Skylight incident

SSL Certificate Issue

Minor Resolved View vendor source →

Skylight experienced a minor incident on January 2, 2022 affecting Application and Hosting, lasting 16m. The incident has been resolved; the full update timeline is below.

Started
Jan 02, 2022, 05:40 PM UTC
Resolved
Jan 02, 2022, 05:57 PM UTC
Duration
16m
Detected by Pingoru
Jan 02, 2022, 05:40 PM UTC

Affected components

ApplicationHosting

Update timeline

  1. identified Jan 02, 2022, 05:37 PM UTC

    The Skylight dashboard is inaccessible currently due to a configuration issue.

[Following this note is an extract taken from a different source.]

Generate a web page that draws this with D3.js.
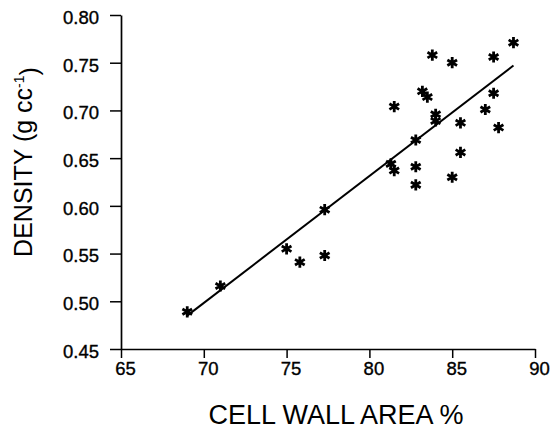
<!DOCTYPE html>
<html>
<head>
<meta charset="utf-8">
<script src="https://cdn.jsdelivr.net/npm/d3@7"></script>
<style>
  html, body { margin: 0; padding: 0; background: #fff; }
  svg { display: block; }
  text { font-family: "Liberation Sans", Arial, Helvetica, sans-serif; fill: #000; }
</style>
</head>
<body>
<svg id="chart" width="553" height="431"></svg>
<script>
// Data
const cellWallArea = [69.0, 71.0, 75.0, 75.8, 77.3, 77.3, 81.3, 81.5, 81.5, 82.8, 82.8, 82.8, 83.2, 83.5, 83.8, 84.0, 84.0, 85.0, 85.0, 85.5, 85.5, 87.0, 87.5, 87.5, 87.8, 88.7];
const density      = [0.489, 0.516, 0.555, 0.541, 0.596, 0.548, 0.644, 0.637, 0.704, 0.669, 0.641, 0.622, 0.720, 0.714, 0.758, 0.696, 0.689, 0.750, 0.630, 0.687, 0.656, 0.701, 0.756, 0.718, 0.682, 0.771];
// Regression line end points
const fitX = [69.0, 88.7];
const fitY = [0.485, 0.747];
// Ticks
const xTicks = [65, 70, 75, 80, 85, 90];
const yTicks = [0.45, 0.50, 0.55, 0.60, 0.65, 0.70, 0.75, 0.80];
const xTitle = "CELL WALL AREA %";

const svg = d3.select("#chart");
const x = d3.scaleLinear().domain([65, 90]).range([121, 535]);
const y = d3.scaleLinear().domain([0.45, 0.80]).range([349, 15]);

// Axes
const xAxis = d3.axisBottom(x).tickValues(xTicks).tickFormat(d3.format("d")).tickSizeInner(9).tickSizeOuter(0).tickPadding(4);
const yAxis = d3.axisLeft(y).tickValues(yTicks).tickFormat(d3.format(".2f")).tickSizeInner(11).tickSizeOuter(0).tickPadding(11);

const gx = svg.append("g").attr("transform", `translate(0,${y(0.45)})`).call(xAxis);
const gy = svg.append("g").attr("transform", `translate(${x(65)},0)`).call(yAxis);

[gx, gy].forEach(g => {
  g.selectAll(".domain").attr("stroke", "#000").attr("stroke-width", 1.7);
  g.selectAll(".tick line").attr("stroke", "#000").attr("stroke-width", 1.5);
  g.selectAll(".tick text").attr("fill", "#000").style("font-size", "18.5px")
    .attr("stroke", "#000").attr("stroke-width", 0.35)
    .style("font-family", "'Liberation Sans', Arial, sans-serif");
});
gx.selectAll(".tick text").attr("dx", 4);
gy.selectAll(".tick text").attr("dy", "0.45em");

// Regression line
const line = d3.line().x(d => x(d[0])).y(d => y(d[1]));
svg.append("path")
  .datum(d3.zip(fitX, fitY))
  .attr("d", line)
  .attr("fill", "none")
  .attr("stroke", "#000")
  .attr("stroke-width", 2);

// Points (asterisks)
const sym = d3.symbol().type(d3.symbolAsterisk).size(88);
svg.append("g").selectAll("path")
  .data(d3.zip(cellWallArea, density))
  .join("path")
  .attr("transform", d => `translate(${x(d[0])},${y(d[1])})`)
  .attr("d", sym)
  .attr("fill", "none")
  .attr("stroke", "#000")
  .attr("stroke-width", 2.8);

// Axis titles
svg.append("text")
  .attr("x", 336).attr("y", 424)
  .attr("text-anchor", "middle")
  .style("font-size", "27px")
  .text(xTitle);

const yt = svg.append("text")
  .attr("transform", "translate(32,162) rotate(-90)")
  .attr("text-anchor", "middle")
  .style("font-size", "25px");
yt.append("tspan").text("DENSITY (g cc");
yt.append("tspan").attr("dy", "-0.55em").style("font-size", "14px").text("-1");
yt.append("tspan").attr("dy", "0.55em").text(")");
</script>
</body>
</html>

This outage also impacted agent authentication – new authentications from agents will not succeed at the moment. Agents that are already authenticated can continue to report data until the authentication session expires. The data processing pipeline is technically unaffected by this outage as it is hosted on a different provider. However, given that agents are failing to authenticate (and therefore failing to submit traces), we expect this to cause lapses in Skylight data during the outage period.

  2. monitoring Jan 02, 2022, 05:40 PM UTC

    We have manually uploaded a new cert, have completed the migration and are monitoring the situation. The Skylight dashboard (skylight.io) should be immediately accessible. If you are still unable to access the site, please email [email protected] for assistance. Your Skylight agents should resume reporting data once it retries the previously failed authentication request. If this does not occur, you can try restarting your app, which would force the agent to restart and authenticate again. If that still doesn't work, please email [email protected] for further help. We are very sorry for the trouble.

  3. resolved Jan 02, 2022, 05:57 PM UTC

    Our metrics indicate that the agent report rate has recovered to the level before the incident. We believe most customer agents have resumed normal reporting and the issue has been resolved. If you continue to encounter issues, please email [email protected] for assistance. Unfortunately, if your agent was "locked out" from an expired authentication and was unable to report data during the outage, that unreported data will not be available to view on the dashboard. We are truly sorry about this.